Omit every picture while repeating the entries exactly.

[Code that draws figures]
◇ ◇ ◇ ◇

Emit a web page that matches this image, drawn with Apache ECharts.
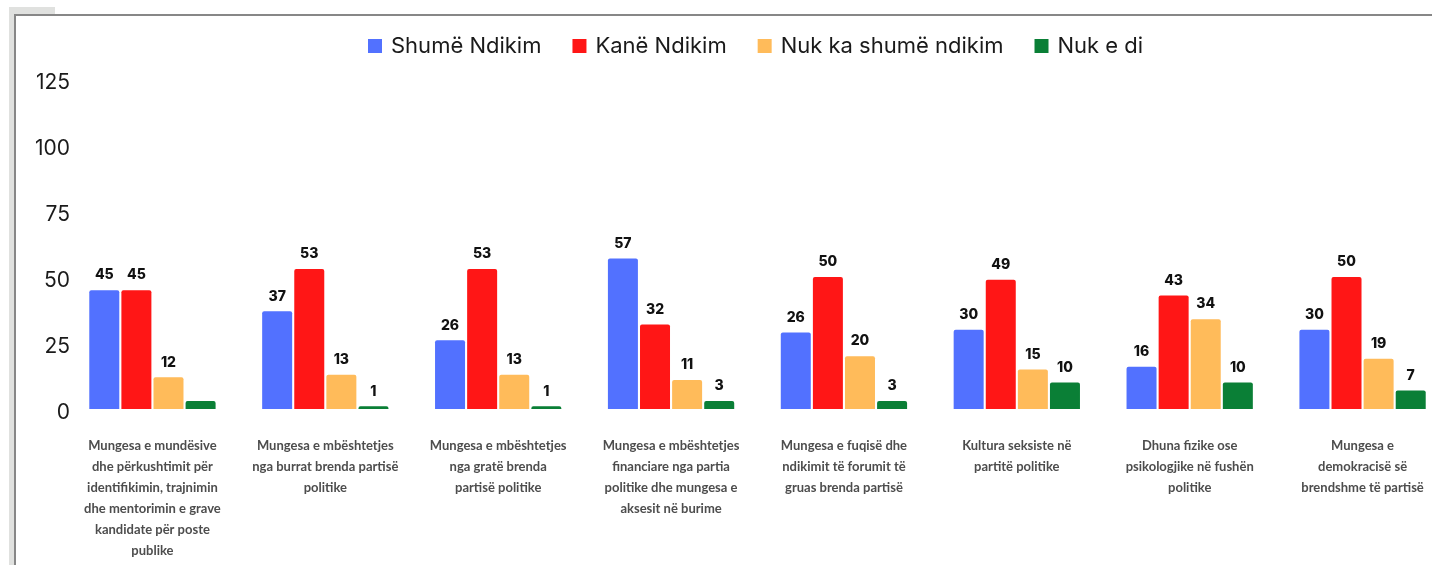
<!DOCTYPE html>
<html>
<head>
<meta charset="utf-8">
<script src="https://cdn.jsdelivr.net/npm/echarts@6/dist/echarts.min.js"></script>
<style>
    body { margin: 0; background: #fff; overflow: hidden; }
    #main { position: absolute; left: 0; top: 0; width: 1470px; height: 565px; }
    .bg { position: absolute; background: #e0e1df; }
    .line { position: absolute; background: #878787; }
</style>
</head>
<body>
<div id="main"></div>
<!-- 外框 -->
<div class="bg" style="left:9px;top:7px;width:46px;height:7px;"></div>
<div class="bg" style="left:9px;top:7px;width:5px;height:558px;"></div>
<div class="line" style="left:14px;top:14px;width:1418px;height:2px;"></div>
<div class="line" style="left:14px;top:14px;width:2px;height:551px;"></div>

<script type="text/javascript">

    // 分类
    var categories = [
        'Mungesa e mundësive\ndhe përkushtimit për\nidentifikimin, trajnimin\ndhe mentorimin e grave\nkandidate për poste\npublike',
        'Mungesa e mbështetjes\nnga burrat brenda partisë\npolitike',
        'Mungesa e mbështetjes\nnga gratë brenda\npartisë politike',
        'Mungesa e mbështetjes\nfinanciare nga partia\npolitike dhe mungesa e\naksesit në burime',
        'Mungesa e fuqisë dhe\nndikimit të forumit të\ngruas brenda partisë',
        'Kultura seksiste në\npartitë politike',
        'Dhuna fizike ose\npsikologjike në fushën\npolitike',
        'Mungesa e\ndemokracisë së\nbrendshme të partisë'
    ];

    var seriesNames = ['Shumë Ndikim', 'Kanë Ndikim', 'Nuk ka shumë ndikim', 'Nuk e di'];

    // 数据
    var shumeValues = [45, 37, 26, 57, 29, 30, 16, 30];
    var kaneValues = [45, 53, 53, 32, 50, 49, 43, 50];
    var nukKaValues = [12, 13, 13, 11, 20, 15, 34, 19];
    var nukDiValues = [3, 1, 1, 3, 3, 10, 10, 7];

    // 柱子上显示的标签
    var shumeLabels = ['45', '37', '26', '57', '26', '30', '16', '30'];
    var kaneLabels = ['45', '53', '53', '32', '50', '49', '43', '50'];
    var nukKaLabels = ['12', '13', '13', '11', '20', '15', '34', '19'];
    var nukDiLabels = ['', '1', '1', '3', '3', '10', '10', '7'];

    var yTicks = [0, 25, 50, 75, 100, 125];

    var colors = ['#5271ff', '#ff1616', '#ffbb5a', '#0a7f36'];

    var myChart = echarts.init(document.getElementById('main'));

    function makeSeries(name, values, labels) {
        return {
            name: name,
            type: 'bar',
            barWidth: 30,
            barGap: '7%',
            data: values,
            itemStyle: { borderRadius: [2, 2, 0, 0] },
            label: {
                show: true,
                position: 'top',
                distance: 8,
                fontFamily: 'Inter',
                fontWeight: 800,
                fontSize: 14,
                color: '#111',
                formatter: function (p) { return labels[p.dataIndex]; }
            }
        };
    }

    var option = {
        animation: false,
        color: colors,
        legend: {
            left: 363,
            top: 30,
            icon: 'rect',
            itemWidth: 14,
            itemHeight: 14,
            itemGap: 31,
            textStyle: { fontFamily: 'Inter', fontSize: 22, color: '#1a1a1a', padding: [0, 0, 0, 4] },
            data: seriesNames
        },
        grid: { left: 66, top: 79, width: 1383, height: 330 },
        xAxis: {
            type: 'category',
            data: categories,
            axisLine: { show: false },
            axisTick: { show: false },
            axisLabel: {
                interval: 0,
                margin: 26,
                fontFamily: 'Lato',
                fontWeight: 'bold',
                fontSize: 13,
                lineHeight: 21,
                color: '#4d4d4d'
            }
        },
        yAxis: {
            type: 'value',
            min: yTicks[0],
            max: yTicks[yTicks.length - 1],
            interval: 25,
            splitLine: { show: false },
            axisLine: { show: false },
            axisTick: { show: false },
            axisLabel: {
                margin: -4,
                verticalAlign: 'top',
                lineHeight: 8,
                fontFamily: 'Inter',
                fontSize: 21,
                color: '#1a1a1a'
            }
        },
        series: [
            makeSeries(seriesNames[0], shumeValues, shumeLabels),
            makeSeries(seriesNames[1], kaneValues, kaneLabels),
            makeSeries(seriesNames[2], nukKaValues, nukKaLabels),
            makeSeries(seriesNames[3], nukDiValues, nukDiLabels)
        ]
    };

    myChart.setOption(option);

</script>
</body>
</html>
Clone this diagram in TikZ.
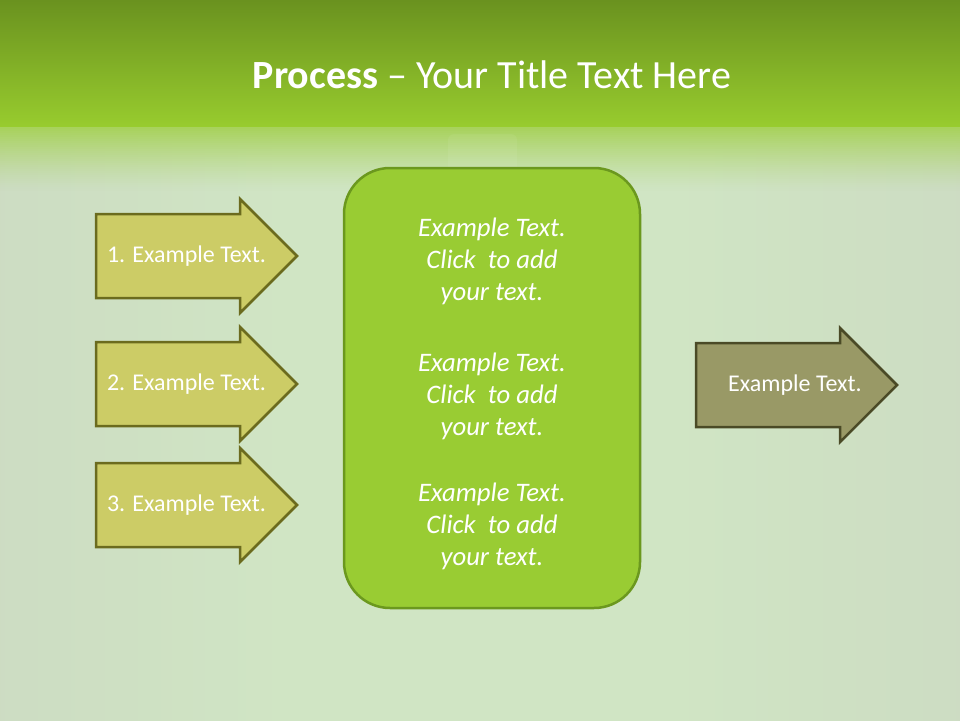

◇ ◇ ◇ ◇

* COMPLETE RESPONSE:
Emit a web page that matches this image, drawn with Apache ECharts.
<!DOCTYPE html>
<html>
<head>
<meta charset="utf-8">
<script src="https://cdn.jsdelivr.net/npm/echarts@6/dist/echarts.min.js"></script>
<style>
    body { margin: 0; background: #fff; overflow: hidden; }
    #main { position: absolute; left: 0; top: 0; width: 1470px; height: 565px; }
    .bg { position: absolute; background: #e0e1df; }
    .line { position: absolute; background: #878787; }
</style>
</head>
<body>
<div id="main"></div>
<!-- 外框 -->
<div class="bg" style="left:9px;top:7px;width:46px;height:7px;"></div>
<div class="bg" style="left:9px;top:7px;width:5px;height:558px;"></div>
<div class="line" style="left:14px;top:14px;width:1418px;height:2px;"></div>
<div class="line" style="left:14px;top:14px;width:2px;height:551px;"></div>

<script type="text/javascript">

    // 分类
    var categories = [
        'Mungesa e mundësive\ndhe përkushtimit për\nidentifikimin, trajnimin\ndhe mentorimin e grave\nkandidate për poste\npublike',
        'Mungesa e mbështetjes\nnga burrat brenda partisë\npolitike',
        'Mungesa e mbështetjes\nnga gratë brenda\npartisë politike',
        'Mungesa e mbështetjes\nfinanciare nga partia\npolitike dhe mungesa e\naksesit në burime',
        'Mungesa e fuqisë dhe\nndikimit të forumit të\ngruas brenda partisë',
        'Kultura seksiste në\npartitë politike',
        'Dhuna fizike ose\npsikologjike në fushën\npolitike',
        'Mungesa e\ndemokracisë së\nbrendshme të partisë'
    ];

    var seriesNames = ['Shumë Ndikim', 'Kanë Ndikim', 'Nuk ka shumë ndikim', 'Nuk e di'];

    // 数据
    var shumeValues = [45, 37, 26, 57, 29, 30, 16, 30];
    var kaneValues = [45, 53, 53, 32, 50, 49, 43, 50];
    var nukKaValues = [12, 13, 13, 11, 20, 15, 34, 19];
    var nukDiValues = [3, 1, 1, 3, 3, 10, 10, 7];

    // 柱子上显示的标签
    var shumeLabels = ['45', '37', '26', '57', '26', '30', '16', '30'];
    var kaneLabels = ['45', '53', '53', '32', '50', '49', '43', '50'];
    var nukKaLabels = ['12', '13', '13', '11', '20', '15', '34', '19'];
    var nukDiLabels = ['', '1', '1', '3', '3', '10', '10', '7'];

    var yTicks = [0, 25, 50, 75, 100, 125];

    var colors = ['#5271ff', '#ff1616', '#ffbb5a', '#0a7f36'];

    var myChart = echarts.init(document.getElementById('main'));

    function makeSeries(name, values, labels) {
        return {
            name: name,
            type: 'bar',
            barWidth: 30,
            barGap: '7%',
            data: values,
            itemStyle: { borderRadius: [2, 2, 0, 0] },
            label: {
                show: true,
                position: 'top',
                distance: 8,
                fontFamily: 'Inter',
                fontWeight: 800,
                fontSize: 14,
                color: '#111',
                formatter: function (p) { return labels[p.dataIndex]; }
            }
        };
    }

    var option = {
        animation: false,
        color: colors,
        legend: {
            left: 363,
            top: 30,
            icon: 'rect',
            itemWidth: 14,
            itemHeight: 14,
            itemGap: 31,
            textStyle: { fontFamily: 'Inter', fontSize: 22, color: '#1a1a1a', padding: [0, 0, 0, 4] },
            data: seriesNames
        },
        grid: { left: 66, top: 79, width: 1383, height: 330 },
        xAxis: {
            type: 'category',
            data: categories,
            axisLine: { show: false },
            axisTick: { show: false },
            axisLabel: {
                interval: 0,
                margin: 26,
                fontFamily: 'Lato',
                fontWeight: 'bold',
                fontSize: 13,
                lineHeight: 21,
                color: '#4d4d4d'
            }
        },
        yAxis: {
            type: 'value',
            min: yTicks[0],
            max: yTicks[yTicks.length - 1],
            interval: 25,
            splitLine: { show: false },
            axisLine: { show: false },
            axisTick: { show: false },
            axisLabel: {
                margin: -4,
                verticalAlign: 'top',
                lineHeight: 8,
                fontFamily: 'Inter',
                fontSize: 21,
                color: '#1a1a1a'
            }
        },
        series: [
            makeSeries(seriesNames[0], shumeValues, shumeLabels),
            makeSeries(seriesNames[1], kaneValues, kaneLabels),
            makeSeries(seriesNames[2], nukKaValues, nukKaLabels),
            makeSeries(seriesNames[3], nukDiValues, nukDiLabels)
        ]
    };

    myChart.setOption(option);

</script>
</body>
</html>
Clone this diagram in TikZ.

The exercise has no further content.